* **Exercise brief**: Show each line of the data below that has the string "diagram" in it.
─── Entries
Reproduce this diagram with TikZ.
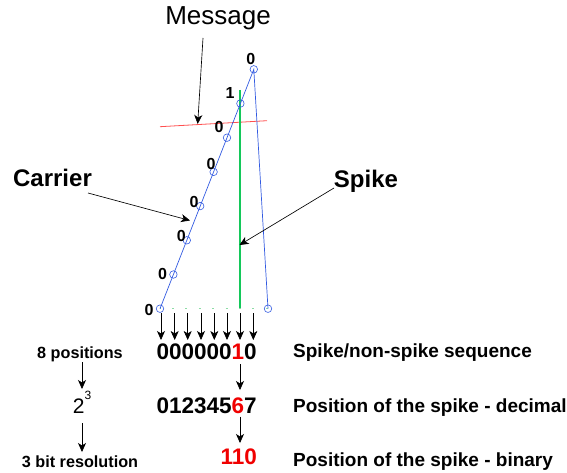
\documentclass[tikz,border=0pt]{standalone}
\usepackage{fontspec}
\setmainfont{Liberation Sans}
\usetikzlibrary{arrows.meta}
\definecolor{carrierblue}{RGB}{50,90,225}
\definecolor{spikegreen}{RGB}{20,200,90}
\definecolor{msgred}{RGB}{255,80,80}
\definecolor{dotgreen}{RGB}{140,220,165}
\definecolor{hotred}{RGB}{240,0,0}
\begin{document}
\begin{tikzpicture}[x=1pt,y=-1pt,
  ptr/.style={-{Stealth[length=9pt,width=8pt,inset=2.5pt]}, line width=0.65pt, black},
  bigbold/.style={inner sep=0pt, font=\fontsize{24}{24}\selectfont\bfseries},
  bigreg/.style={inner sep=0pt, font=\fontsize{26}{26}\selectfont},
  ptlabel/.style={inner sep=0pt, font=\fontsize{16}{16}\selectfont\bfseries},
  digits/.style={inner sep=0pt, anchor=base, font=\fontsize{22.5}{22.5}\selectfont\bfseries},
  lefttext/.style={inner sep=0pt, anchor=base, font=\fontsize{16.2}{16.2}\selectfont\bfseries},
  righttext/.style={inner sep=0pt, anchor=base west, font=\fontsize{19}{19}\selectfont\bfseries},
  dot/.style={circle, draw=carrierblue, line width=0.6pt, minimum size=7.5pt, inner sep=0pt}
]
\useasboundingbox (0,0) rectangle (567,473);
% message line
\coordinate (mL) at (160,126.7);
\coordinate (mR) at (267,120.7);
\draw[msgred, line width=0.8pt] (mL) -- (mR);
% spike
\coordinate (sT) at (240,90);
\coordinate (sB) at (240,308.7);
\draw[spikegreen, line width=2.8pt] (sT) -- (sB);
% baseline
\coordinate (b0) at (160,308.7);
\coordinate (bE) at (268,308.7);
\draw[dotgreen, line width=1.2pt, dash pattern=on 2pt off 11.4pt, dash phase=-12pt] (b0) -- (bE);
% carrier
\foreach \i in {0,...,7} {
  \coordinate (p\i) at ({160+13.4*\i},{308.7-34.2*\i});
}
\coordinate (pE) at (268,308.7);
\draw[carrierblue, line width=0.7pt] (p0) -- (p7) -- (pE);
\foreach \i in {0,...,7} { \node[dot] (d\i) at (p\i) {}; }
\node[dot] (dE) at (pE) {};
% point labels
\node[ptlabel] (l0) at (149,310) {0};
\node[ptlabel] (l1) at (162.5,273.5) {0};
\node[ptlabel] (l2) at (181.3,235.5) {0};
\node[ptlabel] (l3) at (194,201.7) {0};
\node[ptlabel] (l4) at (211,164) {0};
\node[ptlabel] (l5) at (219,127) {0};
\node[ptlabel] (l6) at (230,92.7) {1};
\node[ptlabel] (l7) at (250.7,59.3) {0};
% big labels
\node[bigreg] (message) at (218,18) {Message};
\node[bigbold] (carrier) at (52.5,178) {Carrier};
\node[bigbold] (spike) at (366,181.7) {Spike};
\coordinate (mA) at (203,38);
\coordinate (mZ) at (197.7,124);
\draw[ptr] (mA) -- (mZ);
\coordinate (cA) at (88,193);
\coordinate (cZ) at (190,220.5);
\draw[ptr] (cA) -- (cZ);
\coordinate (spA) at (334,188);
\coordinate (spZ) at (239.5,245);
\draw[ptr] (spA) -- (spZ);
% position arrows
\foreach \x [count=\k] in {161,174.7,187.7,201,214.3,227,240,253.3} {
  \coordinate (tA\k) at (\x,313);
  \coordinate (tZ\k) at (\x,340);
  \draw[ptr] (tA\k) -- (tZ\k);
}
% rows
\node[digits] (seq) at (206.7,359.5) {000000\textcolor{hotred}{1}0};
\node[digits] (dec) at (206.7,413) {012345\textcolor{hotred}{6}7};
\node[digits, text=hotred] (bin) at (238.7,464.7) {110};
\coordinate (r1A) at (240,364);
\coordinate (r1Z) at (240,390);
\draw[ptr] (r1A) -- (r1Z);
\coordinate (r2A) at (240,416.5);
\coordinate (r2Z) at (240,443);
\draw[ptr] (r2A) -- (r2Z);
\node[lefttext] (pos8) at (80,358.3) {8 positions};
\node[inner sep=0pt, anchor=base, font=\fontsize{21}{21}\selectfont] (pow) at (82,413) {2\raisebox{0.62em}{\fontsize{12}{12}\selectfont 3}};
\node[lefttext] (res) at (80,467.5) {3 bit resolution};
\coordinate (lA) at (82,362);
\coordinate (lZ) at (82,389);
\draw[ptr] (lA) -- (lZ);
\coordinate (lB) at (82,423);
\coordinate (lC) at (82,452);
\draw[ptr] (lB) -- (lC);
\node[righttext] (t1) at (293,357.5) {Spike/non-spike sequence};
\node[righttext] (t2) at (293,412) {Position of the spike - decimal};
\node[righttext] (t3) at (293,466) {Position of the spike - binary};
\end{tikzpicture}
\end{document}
──────
─── Entries
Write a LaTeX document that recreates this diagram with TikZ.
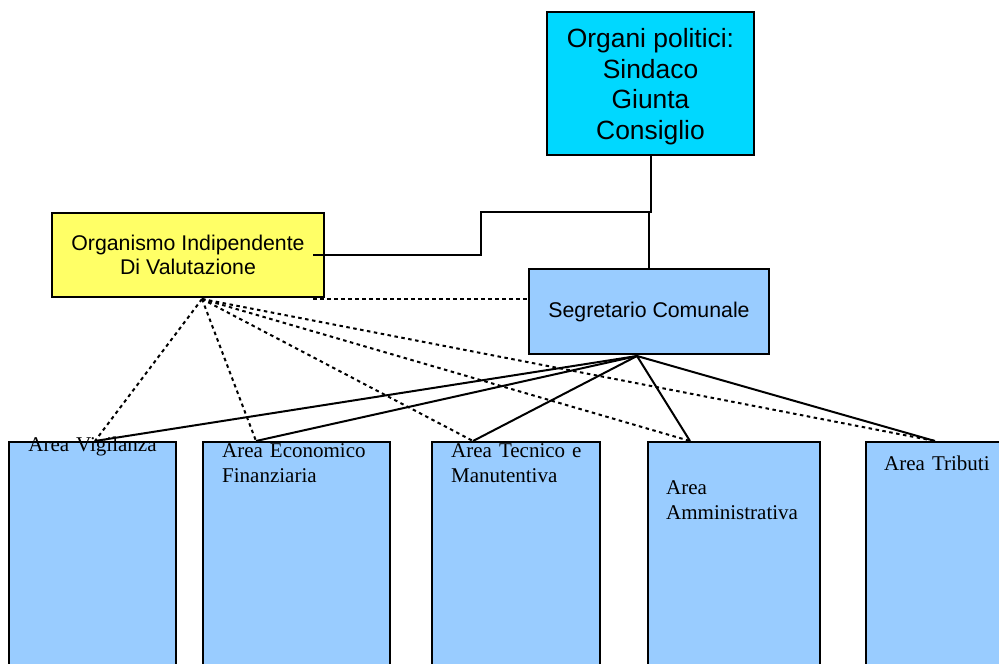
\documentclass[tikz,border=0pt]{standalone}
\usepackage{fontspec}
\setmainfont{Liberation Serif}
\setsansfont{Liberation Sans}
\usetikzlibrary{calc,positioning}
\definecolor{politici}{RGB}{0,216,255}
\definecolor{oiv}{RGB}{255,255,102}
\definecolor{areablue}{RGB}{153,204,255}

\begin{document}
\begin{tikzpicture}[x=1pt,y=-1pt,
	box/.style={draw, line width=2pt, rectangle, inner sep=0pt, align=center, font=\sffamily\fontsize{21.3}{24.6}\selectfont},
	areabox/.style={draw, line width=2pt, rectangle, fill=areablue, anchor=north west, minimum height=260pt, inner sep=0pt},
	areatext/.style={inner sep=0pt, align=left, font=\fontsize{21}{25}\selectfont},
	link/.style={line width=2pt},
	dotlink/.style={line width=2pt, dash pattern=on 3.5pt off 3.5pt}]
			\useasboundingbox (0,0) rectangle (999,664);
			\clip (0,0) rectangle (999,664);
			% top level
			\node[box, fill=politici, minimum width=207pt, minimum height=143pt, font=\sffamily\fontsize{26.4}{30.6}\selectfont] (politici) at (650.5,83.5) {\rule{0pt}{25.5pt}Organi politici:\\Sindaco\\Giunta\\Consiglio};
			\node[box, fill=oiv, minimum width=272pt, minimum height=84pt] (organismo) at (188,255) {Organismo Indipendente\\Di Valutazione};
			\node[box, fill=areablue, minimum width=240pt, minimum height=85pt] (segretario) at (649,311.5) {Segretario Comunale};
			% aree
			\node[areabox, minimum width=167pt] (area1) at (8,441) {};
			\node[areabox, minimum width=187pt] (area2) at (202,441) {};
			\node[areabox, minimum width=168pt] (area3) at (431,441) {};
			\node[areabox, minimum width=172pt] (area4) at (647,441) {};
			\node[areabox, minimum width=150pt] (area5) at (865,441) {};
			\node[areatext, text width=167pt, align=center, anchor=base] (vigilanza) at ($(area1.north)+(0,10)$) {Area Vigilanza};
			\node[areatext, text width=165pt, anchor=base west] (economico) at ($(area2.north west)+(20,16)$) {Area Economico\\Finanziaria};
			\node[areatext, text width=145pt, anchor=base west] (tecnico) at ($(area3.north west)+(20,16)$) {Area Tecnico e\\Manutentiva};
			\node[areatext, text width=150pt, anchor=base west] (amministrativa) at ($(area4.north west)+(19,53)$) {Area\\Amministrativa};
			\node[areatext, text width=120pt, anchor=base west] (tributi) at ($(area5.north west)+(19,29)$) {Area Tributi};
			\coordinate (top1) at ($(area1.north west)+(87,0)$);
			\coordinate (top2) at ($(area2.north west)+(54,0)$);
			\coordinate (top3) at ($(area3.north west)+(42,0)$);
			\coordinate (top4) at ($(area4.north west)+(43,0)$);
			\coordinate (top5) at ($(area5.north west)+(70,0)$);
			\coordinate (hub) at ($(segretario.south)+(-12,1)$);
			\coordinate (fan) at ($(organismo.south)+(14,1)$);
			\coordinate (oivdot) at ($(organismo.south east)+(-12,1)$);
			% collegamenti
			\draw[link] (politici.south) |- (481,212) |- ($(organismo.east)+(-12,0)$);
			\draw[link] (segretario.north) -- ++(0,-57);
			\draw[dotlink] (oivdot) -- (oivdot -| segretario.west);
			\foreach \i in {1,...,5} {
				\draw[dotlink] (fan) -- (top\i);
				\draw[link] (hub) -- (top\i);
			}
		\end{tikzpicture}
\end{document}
──────
* **Output below**:
Reproduce this diagram with TikZ.
Write a LaTeX document that recreates this diagram with TikZ.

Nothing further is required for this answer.